North Unit Fence Project with Volunteers: Twenty-two young hockey players from the River City Jaguars Junior A hockey team helped to remove barbed wire from a portion of a fence that will be repaired in the future. The elite group of players (16 to 20 years old) come from Canada, Colorado, Alaska, California, Washington, and Oregon. Wildlife Area Assistant Manager Hauswald coordinated the project, which moved along at an incredibly fast pace. Within a work period of 1½ hours the volunteers removed the wire from about ¼ mile of fence, which was the goal for the day. In several areas brush, including Himalayan Blackberry, had to be cut away to get at the wire which made the work a challenge. The photos at right show the team at work and Hauswald giving instruction to some of the players on how to roll the wire neatly so that it can be handled easily during disposal.

Lower Columbia River Estuary MOA Coordination: Wildlife Area Manager Calkins along with Habitat Program Employees met with a neighboring landowner to discuss the Feasibility Study for the potential reconnection of Shillapoo Lake to tidal influence of the Columbia River. The purpose of the meeting was to confirm the landowner’s willingness to participate in the feasibility study and potentially take part in a future project through either land acquisition or flooding easements. Obvious concerns on the landowner’s part are their ability to continue to farm and how they might be compensated for the potential loss of farmland should a reconnection happen in the future.

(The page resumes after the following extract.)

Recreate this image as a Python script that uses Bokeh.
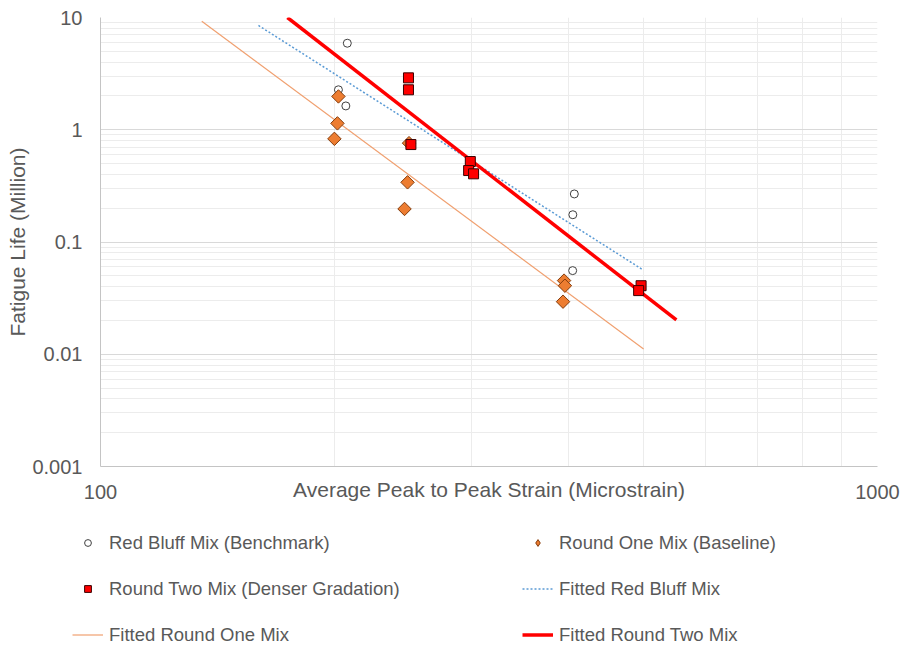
import math
from bokeh.plotting import figure
from bokeh.layouts import column, row
from bokeh.models import FixedTicker, CustomJSTickFormatter, Legend, LegendItem
from bokeh.embed import file_html
from bokeh.resources import INLINE

# ---------------- data ----------------
red_bluff_strain = [207.8, 202.4, 206.9, 249.8, 407.2, 405.4, 405.2]
red_bluff_life = [5.90, 2.27, 1.63, 0.758, 0.268, 0.175, 0.0556]

round_one_strain = [202.4, 201.8, 200.0, 249.5, 248.4, 246.2, 395.0, 396.0, 393.8]
round_one_life = [1.98, 1.14, 0.830, 0.76, 0.340, 0.197, 0.0453, 0.0408, 0.0294]

round_two_strain = [249.1, 249.1, 250.9, 299.2, 297.7, 302.1, 496.3, 492.7]
round_two_life = [2.90, 2.27, 0.738, 0.521, 0.433, 0.405, 0.0408, 0.0369]

fit_red_bluff_strain = [159.7, 499.2]
fit_red_bluff_life = [8.49, 0.0564]
fit_round_one_strain = [135.0, 500.0]
fit_round_one_life = [9.27, 0.01114]
fit_round_two_strain = [174.0, 551.0]
fit_round_two_life = [10.0, 0.0202]

x_major_ticks = [100, 1000]
x_minor_ticks = [200, 300, 400, 500, 600, 700, 800, 900]
y_major_ticks = [0.001, 0.01, 0.1, 1, 10]
y_minor_ticks = [0.002, 0.003, 0.004, 0.005, 0.006, 0.007, 0.008, 0.009,
                 0.02, 0.03, 0.04, 0.05, 0.06, 0.07, 0.08, 0.09,
                 0.2, 0.3, 0.4, 0.5, 0.6, 0.7, 0.8, 0.9,
                 2, 3, 4, 5, 6, 7, 8, 9]

x_title = "Average Peak to Peak Strain (Microstrain)"
y_title = "Fatigue Life (Million)"
labels = ["Red Bluff Mix (Benchmark)", "Round One Mix (Baseline)",
          "Round Two Mix (Denser Gradation)", "Fitted Red Bluff Mix",
          "Fitted Round One Mix", "Fitted Round Two Mix"]

FONT = "Liberation Sans"
TXT = "#595959"

# styles
S_RB = dict(marker="circle", size=8, fill_color="white", line_color="#404040", line_width=1)
S_R1 = dict(marker="square", angle=math.pi / 4, size=9.5, fill_color="#ed7d31",
            line_color="#843c0c", line_width=1)
S_R1_LEG = dict(marker="diamond", size=12, fill_color="#ed7d31",
                line_color="#843c0c", line_width=1)
S_R2 = dict(marker="square", size=10, fill_color="#ff0000", line_color="#3a0000", line_width=1)
L_RB = dict(line_color="#5b9bd5", line_width=1.5, line_dash="2 2")
L_R1 = dict(line_color="#f0a070", line_width=1.2)
L_R2 = dict(line_color="#ff0000", line_width=3.5)

W = 904
H1 = 520
H2 = 649 - H1

p = figure(width=W, height=H1, x_axis_type="log", y_axis_type="log",
           x_range=(100, 1000), y_range=(0.001, 10),
           output_backend="svg", toolbar_location=None,
           min_border_left=100, min_border_right=27, min_border_top=17,
           min_border_bottom=H1 - 466)
p.outline_line_color = None
p.background_fill_color = "white"
p.border_fill_color = "white"

xt = FixedTicker(ticks=x_major_ticks, minor_ticks=x_minor_ticks)
yt = FixedTicker(ticks=y_major_ticks, minor_ticks=y_minor_ticks)
fmt = CustomJSTickFormatter(code="return String(parseFloat(tick.toPrecision(6)));")

for ax, tk in ((p.xaxis[0], xt), (p.yaxis[0], yt)):
    ax.ticker = tk
    ax.formatter = fmt
    ax.major_tick_in = 0
    ax.major_tick_out = 0
    ax.minor_tick_in = 0
    ax.minor_tick_out = 0
    ax.axis_line_color = "#c4c4c4"
    ax.major_label_text_font = FONT
    ax.major_label_text_font_size = "20px"
    ax.major_label_text_color = TXT
    ax.axis_label_text_font = FONT
    ax.axis_label_text_font_size = "21px"
    ax.axis_label_text_font_style = "normal"
    ax.axis_label_text_color = TXT

p.xaxis.axis_label = x_title
p.yaxis.axis_label = y_title
p.xaxis.major_label_standoff = 18
p.xaxis.axis_label_standoff = -24
p.yaxis.major_label_standoff = 18
p.yaxis.axis_label_standoff = 0

p.xgrid.ticker = xt
p.ygrid.ticker = yt
for g in (p.xgrid[0], p.ygrid[0]):
    g.grid_line_color = "#d9d9d9"
    g.grid_line_width = 1
    g.minor_grid_line_color = "#ececec"
    g.minor_grid_line_width = 1

# fitted lines
p.line(fit_red_bluff_strain, fit_red_bluff_life, **L_RB)
p.line(fit_round_one_strain, fit_round_one_life, **L_R1)
p.line(fit_round_two_strain, fit_round_two_life, **L_R2)

# markers
p.scatter(red_bluff_strain, red_bluff_life, **S_RB)
p.scatter(round_one_strain, round_one_life, **S_R1)
p.scatter(round_two_strain, round_two_life, **S_R2)

# ---------------- legend panel ----------------
q = figure(width=W, height=H2, x_range=(0, 1), y_range=(0, 1),
           output_backend="svg", toolbar_location=None,
           x_axis_location=None, y_axis_location=None,
           min_border=0, min_border_left=0, min_border_right=0,
           min_border_top=0, min_border_bottom=0)
q.outline_line_color = None
q.xgrid.visible = False
q.ygrid.visible = False
q.background_fill_color = "white"
q.border_fill_color = "white"

# legend-only sample glyphs, placed outside the visible range
hx = [-5, -4]
hy = [-5, -4]
g1 = q.scatter(hx, hy, **S_RB)
g2 = q.scatter(hx, hy, **S_R1_LEG)
g3 = q.scatter(hx, hy, **S_R2)
g4 = q.line(hx, hy, **L_RB)
g5 = q.line(hx, hy, **L_R1)
g6 = q.line(hx, hy, **L_R2)

items = [LegendItem(label=labels[0], renderers=[g1]),
         LegendItem(label=labels[1], renderers=[g2]),
         LegendItem(label=labels[2], renderers=[g3]),
         LegendItem(label=labels[3], renderers=[g4]),
         LegendItem(label=labels[4], renderers=[g5]),
         LegendItem(label=labels[5], renderers=[g6])]

legend = Legend(items=items, location=(72, -4), ncols=2, orientation="horizontal",
                glyph_width=31, glyph_height=17, label_height=37, label_width=404,
                label_standoff=6, spacing=9, padding=0, margin=0,
                border_line_alpha=0, background_fill_alpha=0,
                label_text_font=FONT, label_text_font_size="18.5px",
                label_text_color=TXT)
q.add_layout(legend, "center")

layout = column(p, row(q, spacing=0), spacing=0)
open("out.html", "w").write(file_html(layout, INLINE))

Hunt Coordination: Wildlife Area Manager Calkins and Program Manager Jonker completed edits to a letter and compiled materials to be sent to disabled hunters who drew permits for the time period September 20 to 26 in elk area 5099. The letter and materials are intended to explain available access and address common questions concerning boundaries, use of roads and gates, and hunt party size.

September 7, 2010

Wildlife Area fire
The Highway 8 Fire only burned on the west side of the Klickitat River Canyon, where it burned about half of the Fisher Hill Unit with little effect on the tree canopy), but did not reach the Dillacort Unit.


Klickitat Wildlife Area
Flat and Leidl Park Campgrounds: Manager Van Leuven coordinated hazard tree removal at Stinson Flat and Leidl Park Campgrounds - twelve dead trees were cut down to a short snag or short stump, depending on location of the tree relative to camping activity. This will improve public safety in the campgrounds considerably.

Highway 8 Fire: Manager Van Leuven checked on the Highway 8 Fire, especially where it burned on WDFW land. The fire only burned on the west side of the Klickitat River Canyon. It burned about half of the Fisher Hill Unit with little effect on the tree canopy, but did not reach the Dillacort Unit. The fire fighter response to this incident was particularly well organized and effective, and local officials have expressed great appreciation for the work of all the people involved. One structure was lost - it is remarkable that the damage was not greater considering the high winds and dry fuels that day. Local winds were measured at 50 miles per hour on Aug. 26th.

Shillapoo Wildlife Area:
Watchable Wildlife: Wildlife Area Assistant Manager Hauswald observed 80-90 white pelicans late one afternoon on Vancouver Lake as he was returning to the office. This is the second time in the past week that pelicans were observed in the area.

Goat Rocks Mountain Goat Population Estimates
Year Estimated
Goat Population
2004 250
2005 340
2006 308
2008 282
2009 285
2010 224


Mountain Goat Surveys: Biologist Holman summarized mountain goat survey data for the past several years as a follow-up to recently conducted surveys. See the table at right demonstrating the results of sightability corrected mountain goat surveys in the Goat Rocks area. The downward trend in the population estimate may require a reduction in available tag numbers in future years per the prescriptions outlined in the Game Management Plan.